You can guess the reason so many people passed this article on. It arouses indignation against a kind of Catholic who annoys most of us. Almost everyone knows people like this, and may have been their victim. They really gret up your nose, as an English friend puts it. The smug, priggish, judgmental old Catholic is someone you can safely criticize. They’re Pharisees, and Jesus hit the Pharisees hard and in front of other people. Religion offers lots of excuses for emotional predation and someone has to call out the predators. This woman isn’t going to stop driving people away from the church unless someone confronts her. Probably not even then, but certainly not otherwise. Of course, she may herself be a victim. The desire to control masquerading as the protection of some good, like modesty, may be a defensive response to trauma. Even so, or especially so, someone needs to talk to her.

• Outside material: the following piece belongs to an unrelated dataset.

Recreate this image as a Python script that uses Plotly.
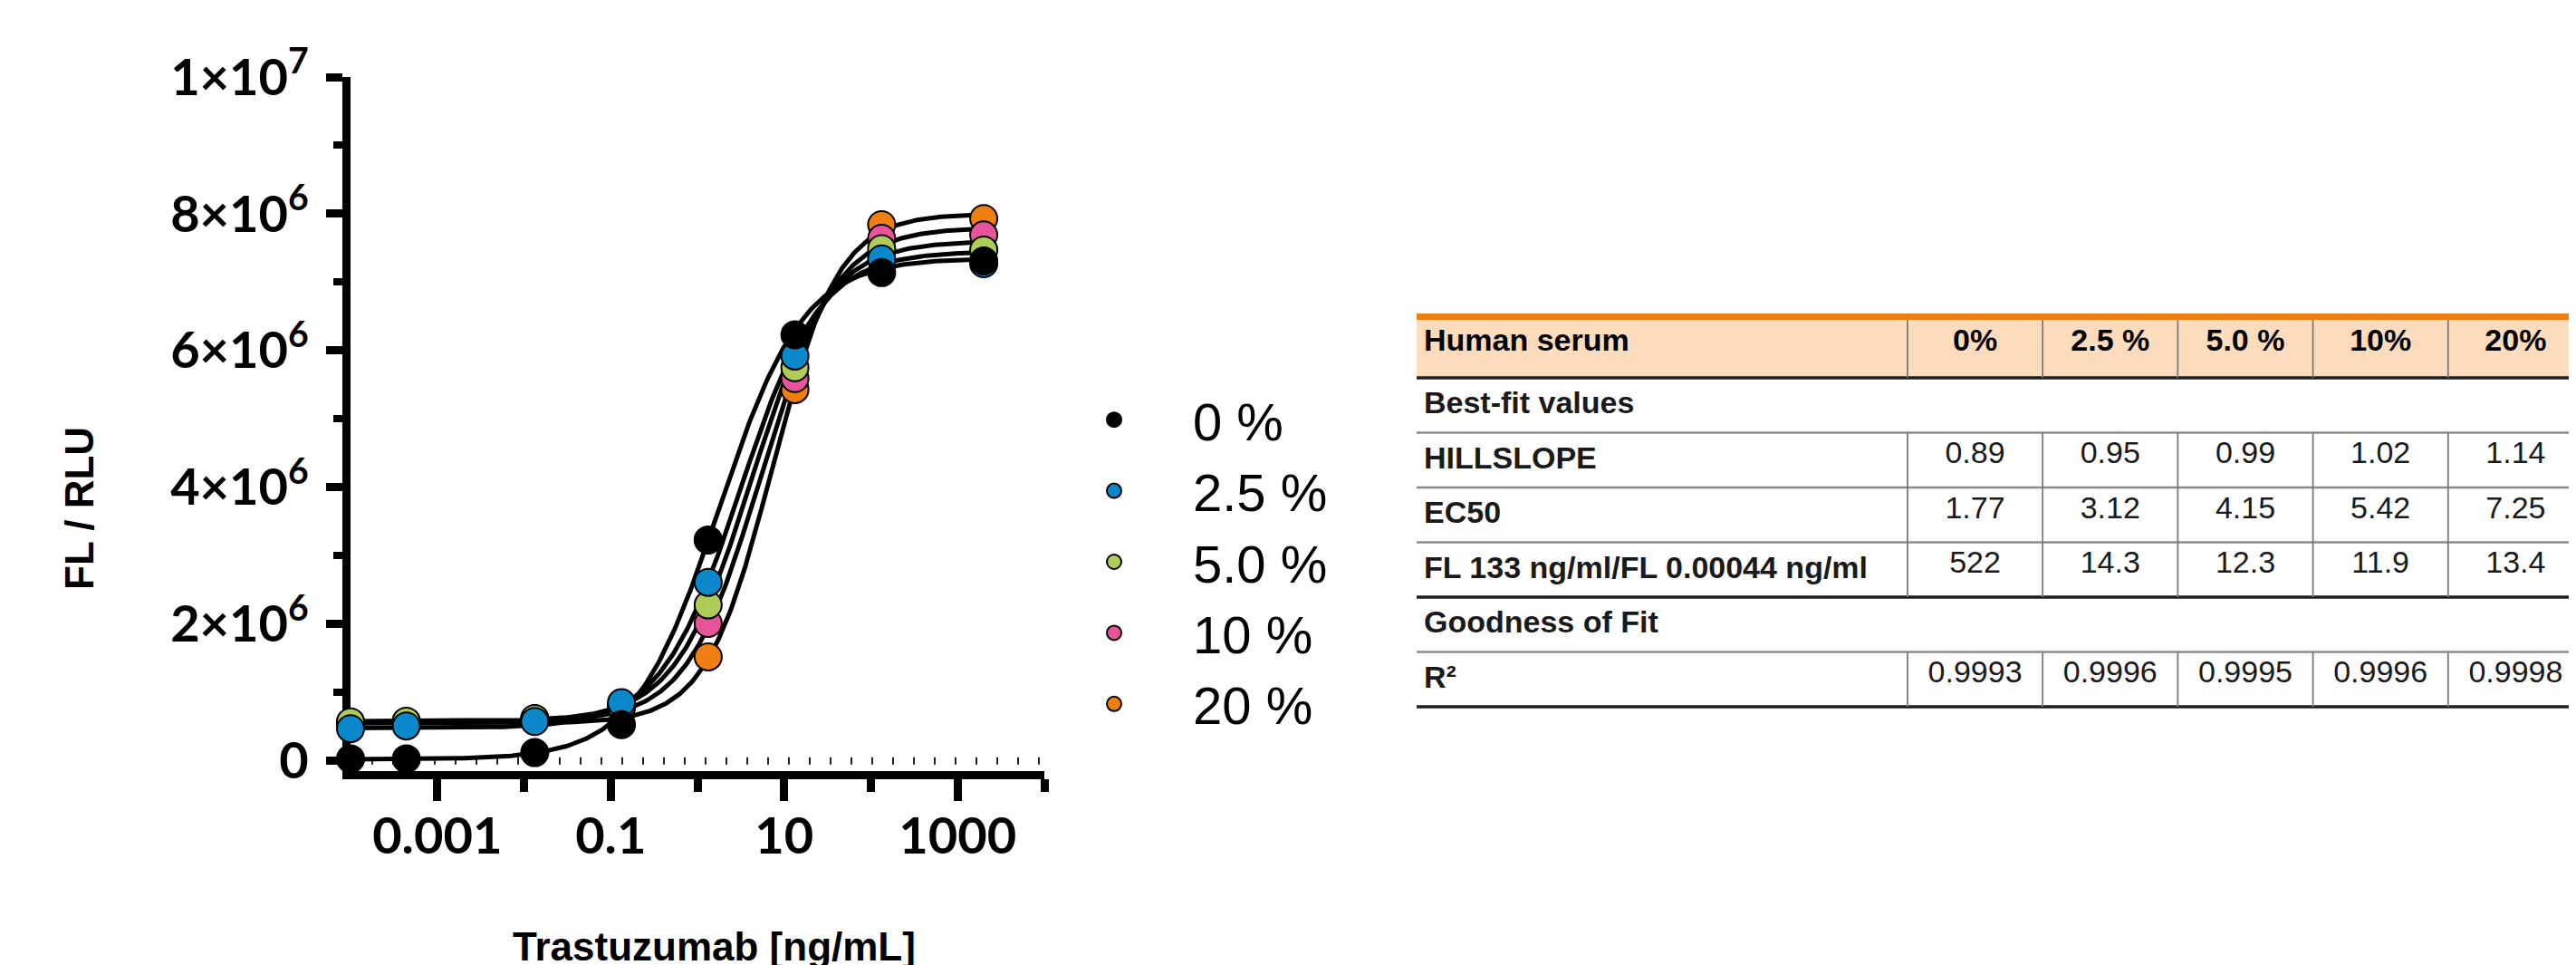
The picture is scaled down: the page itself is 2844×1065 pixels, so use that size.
import numpy as np
import plotly.graph_objects as go

# ---------------- data ----------------
concentrations = [0.0001, 0.00044, 0.0133, 0.133, 1.33, 13.3, 133, 2000]   # ng/mL

series_names = ["0 %", "2.5 %", "5.0 %", "10 %", "20 %"]
series_colors = ["#000000", "#0A88C9", "#AFCB58", "#E8549A", "#EF7F10"]

fl_serum_0 = [0.03e6, 0.03e6, 0.12e6, 0.53e6, 3.23e6, 6.23e6, 7.14e6, 7.31e6]
fl_serum_2_5 = [0.47e6, 0.51e6, 0.575e6, 0.85e6, 2.61e6, 5.92e6, 7.34e6, 7.27e6]
fl_serum_5 = [0.57e6, 0.58e6, 0.62e6, 0.80e6, 2.28e6, 5.75e6, 7.49e6, 7.47e6]
fl_serum_10 = [0.56e6, 0.57e6, 0.61e6, 0.80e6, 2.01e6, 5.59e6, 7.64e6, 7.69e6]
fl_serum_20 = [0.55e6, 0.56e6, 0.60e6, 0.78e6, 1.52e6, 5.43e6, 7.84e6, 7.93e6]
series_values = [fl_serum_0, fl_serum_2_5, fl_serum_5, fl_serum_10, fl_serum_20]

# four-parameter logistic fit: plateaus, slope / EC50 from the table
fit_bottom = [0.02e6, 0.48e6, 0.58e6, 0.57e6, 0.55e6]
fit_top = [7.35e6, 7.45e6, 7.60e6, 7.80e6, 8.00e6]

table_header = ["Human serum", "0%", "2.5 %", "5.0 %", "10%", "20%"]
table_row_labels = ["Best-fit values", "HILLSLOPE", "EC50",
                    "FL 133 ng/ml/FL 0.00044 ng/ml", "Goodness of Fit", "R²"]
hillslope = ["0.89", "0.95", "0.99", "1.02", "1.14"]
ec50 = ["1.77", "3.12", "4.15", "5.42", "7.25"]
fl_ratio = ["522", "14.3", "12.3", "11.9", "13.4"]
r_squared = ["0.9993", "0.9996", "0.9995", "0.9996", "0.9998"]

y_tick_vals = [0, 2e6, 4e6, 6e6, 8e6, 1e7]
y_tick_text = ["0", "2×10<sup>6</sup>", "4×10<sup>6</sup>", "6×10<sup>6</sup>",
               "8×10<sup>6</sup>", "1×10<sup>7</sup>"]
y_minor_vals = [1e6, 3e6, 5e6, 7e6, 9e6]
x_tick_vals = [1e-3, 1e-1, 1e1, 1e3]
x_tick_text = ["0.001", "0.1", "10", "1000"]
x_minor_vals = [1e-2, 1e0, 1e2, 1e4]

# ---------------- layout constants (pixels) ----------------
W, H = 2844, 1065
PLOT_L, PLOT_R, PLOT_T, PLOT_B = 379, 1145, 77, 843


def px(x):
    return x / W


def py(y):
    return 1 - y / H


fig = go.Figure()

# fitted curves (drawn first, under the markers)
xs = np.logspace(np.log10(concentrations[0]), np.log10(concentrations[-1]), 400)
for i in range(len(series_names)):
    e, h = float(ec50[i]), float(hillslope[i])
    ys = fit_bottom[i] + (fit_top[i] - fit_bottom[i]) / (1 + (e / xs) ** h)
    fig.add_trace(go.Scatter(x=xs, y=ys, mode="lines", showlegend=False,
                             hoverinfo="skip",
                             line=dict(color="black", width=5)))

# data points: highest serum first so that 0 % ends on top
for i in reversed(range(len(series_names))):
    fig.add_trace(go.Scatter(
        x=concentrations, y=series_values[i], mode="markers",
        name=series_names[i], legendrank=i + 1, cliponaxis=False,
        marker=dict(size=30, color=series_colors[i],
                    line=dict(color="black", width=2))))

tick_font = dict(family="Lato", size=56, color="black", weight="bold")

fig.update_xaxes(
    type="log", range=[-4, 4], domain=[px(PLOT_L), px(PLOT_R)], anchor="y",
    showline=True, linewidth=9, linecolor="black", layer="below traces",
    ticks="outside", tickvals=x_tick_vals, ticktext=x_tick_text,
    ticklen=24, tickwidth=9, tickcolor="black", tickfont=tick_font,
    ticklabelstandoff=-9,
    minor=dict(tickvals=x_minor_vals, ticks="outside", ticklen=14,
               tickwidth=9, tickcolor="black", showgrid=False),
    showgrid=False, zeroline=False)

fig.update_yaxes(
    range=[-0.15e6, 1e7], domain=[py(PLOT_B), py(PLOT_T)], anchor="x",
    showline=True, linewidth=9, linecolor="black", layer="below traces",
    ticks="outside", tickvals=y_tick_vals, ticktext=y_tick_text,
    ticklen=18, tickwidth=9, tickcolor="black", tickfont=tick_font,
    ticklabelstandoff=8,
    minor=dict(tickvals=y_minor_vals, ticks="outside", ticklen=10,
               tickwidth=8, tickcolor="black", showgrid=False),
    showgrid=False, zeroline=False)

shapes = []
# dotted baseline at y = 0
shapes.append(dict(type="line", xref="x domain", yref="y", x0=0, x1=1, y0=0, y1=0,
                   layer="below", line=dict(color="#222222", width=8, dash="2px,21px")))

# ---------------- table ----------------
TABLE_L = 1556
BAR_T, HEAD_T, HEAD_H, ROW_H = 338, 345, 64, 60.5
col_w = [543] + [149.5] * 5
scale = (W - TABLE_L) / sum(col_w)
col_edges = [TABLE_L]
for cw in col_w:
    col_edges.append(col_edges[-1] + cw * scale)

n_rows = len(table_row_labels)
table_bottom = HEAD_T + HEAD_H + ROW_H * n_rows

columns = [["<b>%s</b>" % t for t in table_row_labels]]
for j in range(5):
    columns.append(["", hillslope[j], ec50[j], fl_ratio[j], "", r_squared[j]])

align = ["left"] + ["center"] * 5
fig.add_trace(go.Table(
    domain=dict(x=[px(TABLE_L), 1], y=[py(table_bottom + 30), py(HEAD_T)]),
    columnwidth=col_w,
    header=dict(values=table_header, align=align, height=HEAD_H,
                fill=dict(color="#FCDCBD"),
                line=dict(color="rgba(0,0,0,0)", width=0),
                font=dict(family="Liberation Sans", size=34, color="black", weight="bold")),
    cells=dict(values=columns, align=align, height=ROW_H,
               fill=dict(color="rgba(0,0,0,0)"),
               line=dict(color="rgba(0,0,0,0)", width=0),
               font=dict(family="Liberation Sans", size=34, color="#1a1a1a"))))

# orange top rule
shapes.append(dict(type="rect", xref="paper", yref="paper", x0=px(TABLE_L), x1=1,
                   y0=py(HEAD_T), y1=py(BAR_T), fillcolor="#EE7D12",
                   line=dict(width=0), layer="above"))
# horizontal rules
row_bounds = [HEAD_T + HEAD_H + ROW_H * k for k in range(n_rows + 1)]
dark_rules = {0, 4, 6}
for k, yb in enumerate(row_bounds):
    dark = k in dark_rules
    shapes.append(dict(type="line", xref="paper", yref="paper", x0=px(TABLE_L), x1=1,
                       y0=py(yb), y1=py(yb), layer="above",
                       line=dict(color="#1e1e1e" if dark else "#8c8c8c",
                                 width=3.5 if dark else 2.5)))
# vertical rules: header and rows carrying values
v_segments = [(HEAD_T, HEAD_T + HEAD_H)]
for r, lab in enumerate(table_row_labels):
    if columns[1][r] != "":
        v_segments.append((row_bounds[r], row_bounds[r + 1]))
for xe in col_edges[1:-1]:
    for (a, b) in v_segments:
        shapes.append(dict(type="line", xref="paper", yref="paper", x0=px(xe), x1=px(xe),
                           y0=py(a), y1=py(b), layer="above",
                           line=dict(color="#7a7a7a", width=1.8)))

fig.update_layout(
    width=W, height=H, margin=dict(l=0, r=0, t=0, b=0, autoexpand=False),
    paper_bgcolor="white", plot_bgcolor="white",
    shapes=shapes,
    showlegend=True,
    legend=dict(x=px(1135), xanchor="left", y=py(612), yanchor="middle",
                itemwidth=164, tracegroupgap=0, bgcolor="rgba(0,0,0,0)",
                font=dict(family="Liberation Sans", size=58, color="black")),
    annotations=[
        dict(text="FL / RLU", xref="paper", yref="paper", x=px(79), y=py(553),
             textangle=-90, showarrow=False, xanchor="center", yanchor="middle",
             font=dict(family="Liberation Sans", size=44, color="black", weight="bold")),
        dict(text="Trastuzumab [ng/mL]", xref="paper", yref="paper", x=px(780), y=py(1036),
             showarrow=False, xanchor="center", yanchor="middle",
             font=dict(family="Liberation Sans", size=44, color="black", weight="bold")),
    ],
)

fig.write_html("out.html")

The article is worth reading, though the story it tells will annoy you. The writer, whose real name is Larry Denniger, feels distressed and pained for the victims. But I think that he gets something wrong. Not as wrong as the “slut-shaming” woman, but wrong in the same way. He treats the way the girl is dressed as far more important than it is. He lists several reasons the girl could have come to the chapel in such shorts: “Maybe they had come directly after visiting a hospitalized family member. Or perhaps a family member had died, and they sought consolation.” Or maybe “they were on their way home from a barbecue or party, and popped in to say hi to Jesus.” He notes that the mother might have dragged the girl along, when she was already angry at the church. No one else in the chapel could possibly have known the circumstances.
But then he writes, “Let the girl pray, and when she’s done, maybe go up to her and gently explain that her style of dress could be seen as inappropriate. Or perhaps say something to M,” the mother. He thinks that’s the kind thing to do. Private, not public. Personal, not impersonal. Correction, not shaming.
But it isn’t the truly kind thing to do. Delaying the shaming and being nicer about it does not change the effect. Everything he says against doing it while the girl is praying is an argument against doing it afterwards. The girl and her mother are still going to feel they came to the chapel to pray and got criticized and shamed for the way the girl was dressed. What they’ll remember, what they’ll probably never forget, is that someone churchy thought the girl’s outfit was more important than her coming to the church to pray.
The truly kind thing to do is not to think about the girl’s dress at all. The issue is not modesty. The issue is presence. Even those of us unvexed by a girl’s short shorts may have other reasons to evaluate and exclude. For reasons no one else in that chapel could know, the mother and her daughter felt they had to be there. If someone in the church finds a teenager’s thighs distracting, she can look more intently at Jesus in the Tabernacle or meditate on the crucifix, or just close her eyes. What matters is that the girl and her mother kneel in that chapel before the Lord of the universe—the God who died for them—and talk to him.
I think I know what the writer should have done, though I wouldn’t have thought of it in time had I been there. He should have walked up to the girl, knelt in the aisle beside her, smiled, taken the jacket away, and said, pointing to the Tabernacle, “This is Jesus we’re talking about here.” And then gone back to the offended woman and given her the jacket and—smiling again, because God loves the smug and priggish as much as anyone else—pointed to the Tabernacle and said, “This is Jesus we’re talking about here.”